Durante il vertice a Bruxelles, il segretario della NATO Jens Stoltenberg ha evitato di pronunciarsi sull’incidente al gasdotto del Baltico persino nella conferenza stampa che ha concluso la ministeriale Difesa. La NATO difficilmente avrebbe accusato la Russia (non lo ha fatto per il Nord Stream), ma la tensione è rimasta alta. Gli Stati Uniti, nel frattempo, hanno aggiunto 492mila barili alle loro scorte settimanali di petrolio, che adesso superano i 10.176 milioni di barili.

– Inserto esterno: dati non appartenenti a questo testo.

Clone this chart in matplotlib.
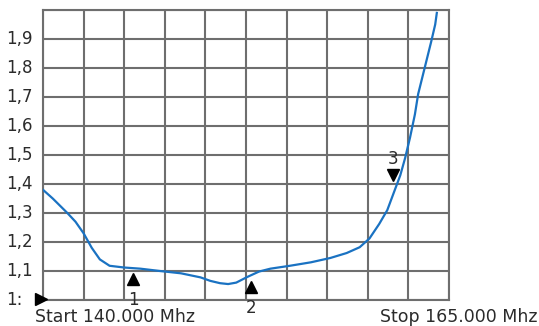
import matplotlib.pyplot as plt

# sweep (MHz, SWR)
freq = [140.0, 140.6, 141.5, 142.0, 142.5, 143.0, 143.5, 144.1, 145.0, 146.0,
        147.2, 148.5, 149.7, 150.3, 150.9, 151.4, 151.9, 152.6, 153.3, 154.0,
        155.2, 156.5, 157.7, 158.7, 159.5, 160.1, 160.7, 161.2, 161.6, 162.0,
        162.3, 162.6, 162.9, 163.1, 163.5, 163.9, 164.15, 164.25]
swr = [1.38, 1.35, 1.30, 1.27, 1.23, 1.18, 1.14, 1.118, 1.112, 1.108,
       1.100, 1.092, 1.078, 1.066, 1.058, 1.055, 1.060, 1.080, 1.098, 1.108,
       1.118, 1.130, 1.145, 1.162, 1.182, 1.212, 1.262, 1.31, 1.37, 1.43,
       1.49, 1.56, 1.64, 1.71, 1.80, 1.89, 1.95, 1.99]

yticks = [1.0, 1.1, 1.2, 1.3, 1.4, 1.5, 1.6, 1.7, 1.8, 1.9]
ylabels = ['1:', '1,1', '1,2', '1,3', '1,4', '1,5', '1,6', '1,7', '1,8', '1,9']

markers = [('1', 145.55, 1.072, '^'), ('2', 152.8, 1.045, '^'), ('3', 161.55, 1.43, 'v')]

grid_col = '#6e6e6e'
text_col = '#2b2b2b'

fig = plt.figure(figsize=(5.39, 3.26), dpi=100)
ax = fig.add_axes([43 / 539, 26 / 326, 406 / 539, 290 / 326])

ax.set_xlim(140, 165)
ax.set_ylim(1.0, 2.0)
ax.set_xticks([140 + 2.5 * i for i in range(11)])
ax.set_yticks([1.0 + 0.1 * i for i in range(11)])
ax.grid(True, color=grid_col, linewidth=1.5)
ax.tick_params(length=0, labelbottom=False, labelleft=False)
for s in ax.spines.values():
    s.set_color(grid_col)
    s.set_linewidth(1.5)

ax.plot(freq, swr, color='#1a72c2', linewidth=1.6, zorder=3)

tr = ax.get_yaxis_transform()
for v, lab in zip(yticks, ylabels):
    ax.text(-0.09, v, lab, transform=tr, ha='left', va='center',
            fontsize=12, color=text_col)

ax.plot([139.85], [1.005], marker='>', color='black', markersize=8, clip_on=False, zorder=4)

for lab, f, y, m in markers:
    ax.plot([f], [y], marker=m, color='black', markersize=8, linestyle='none', zorder=4, clip_on=False)
    if m == '^':
        ax.text(f, y - 0.04, lab, ha='center', va='top', fontsize=12, color=text_col, clip_on=False)
    else:
        ax.text(f, y + 0.025, lab, ha='center', va='bottom', fontsize=12, color=text_col)

fig.text(35 / 539, 1 - 317 / 326, 'Start 140.000 Mhz', ha='left', va='center',
         fontsize=12.5, color=text_col)
fig.text(537 / 539, 1 - 317 / 326, 'Stop 165.000 Mhz', ha='right', va='center',
         fontsize=12.5, color=text_col)

fig.savefig('out.png', dpi=100, facecolor='white')
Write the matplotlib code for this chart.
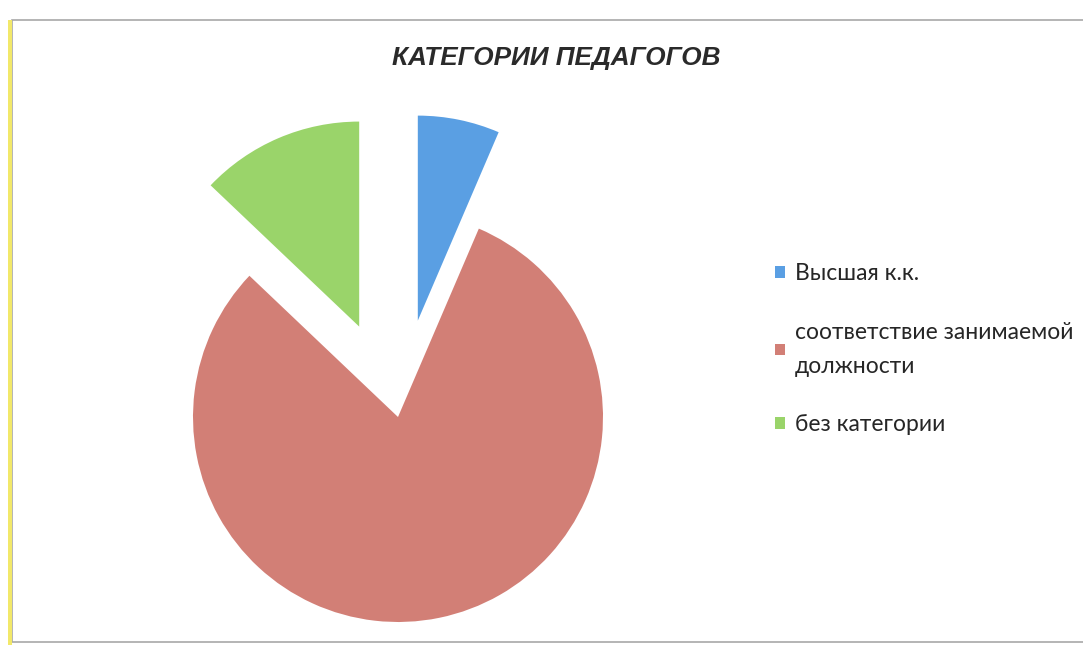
import matplotlib
matplotlib.use("Agg")
from matplotlib import pyplot as plt
from matplotlib.patches import Rectangle

# данные диаграммы
t_Labels = ["Высшая к.к.", "соответствие занимаемой\nдолжности", "без категории"]
t_Values = [2, 25, 4]
t_Colors = ["#5a9fe3", "#d27f76", "#9ad46a"]
t_Explode = [0.48, 0.0, 0.48]

fig = plt.figure(figsize=(10.83, 6.45), dpi=100)
fig.patch.set_facecolor("white")

## рамка (скан)
fig.add_artist(Rectangle((12 / 1083, 3 / 645), 1.1, 622 / 645, transform=fig.transFigure,
                         fill=False, edgecolor="#a8a8a8", linewidth=1.2))
fig.add_artist(Rectangle((8 / 1083, 0), 4 / 1083, 625 / 645, transform=fig.transFigure,
                         facecolor="#f2e86a", edgecolor="none"))

## круговая диаграмма: центр (398, 417) px, радиус 205 px
t_Half = 1.6
t_Size = 2 * t_Half * 205
ax = fig.add_axes([(398 - t_Size / 2) / 1083, (645 - 417 - t_Size / 2) / 645,
                   t_Size / 1083, t_Size / 645])
t_Wedges, _ = ax.pie(t_Values, colors=t_Colors, explode=t_Explode, startangle=90,
                     counterclock=False, radius=1.0)
ax.set_xlim(-t_Half, t_Half)
ax.set_ylim(-t_Half, t_Half)
ax.set_aspect("equal")
ax.axis("off")

fig.text(556 / 1083, 1 - 58 / 645, "КАТЕГОРИИ ПЕДАГОГОВ", ha="center", va="center",
         fontsize=18.8, style="italic", weight="bold", family="Liberation Sans",
         color="#2a2a2a")

t_Leg = fig.legend(t_Wedges, t_Labels, loc="upper left",
                   bbox_to_anchor=(775 / 1083, 1 - 263 / 645),
                   frameon=False, borderpad=0, borderaxespad=0,
                   handlelength=0.42, handleheight=0.42, handletextpad=0.45,
                   labelspacing=1.65, prop={"family": "Lato", "size": 16.5})
for t_Text in t_Leg.get_texts():
    t_Text.set_color("#262626")
    t_Text.set_linespacing(1.75)

fig.savefig("out.png", dpi=100, facecolor="white")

Tuttavia, il mercato del gas oggi si trova in una situazione migliore rispetto allo stesso periodo dell’anno scorso: le scorte sono elevate, la domanda è in calo, diverse nuove strutture di importazione sono operative e si prevede un inverno relativamente caldo, che abbassa il consumo di gas.

Taglio delle stime

Il mese scorso il Fondo Monetario Internazionale aveva già tagliato le stime di crescita per l’economia globale e soprattutto per quella del mondo occidentale, ancora largamente dipendente dai gas fossili. A livello globale, la crescita sarà del 3% nel 2023 (dal 3,5% dello scorso anno) e rallenterà al 2,9% nel 2024. Le economie avanzate cresceranno dell’1,5% nel 2023 e dell’1,4% nel 2024 (dal 2,6% del 2022). Lo scenario internazionale delle ultime settimane ha spinto il presidente della Banca Mondiale, Ajay Banga, a dire che il conflitto in Israele è «uno choc economico di cui non abbiamo bisogno» (come se non lo sapessimo…). Anche i mercati finanziari globali, già turbati dall’aumento dei tassi di interesse e dalla guerra in Ucraina, potrebbero entrare presto in una fase fortemente negativa.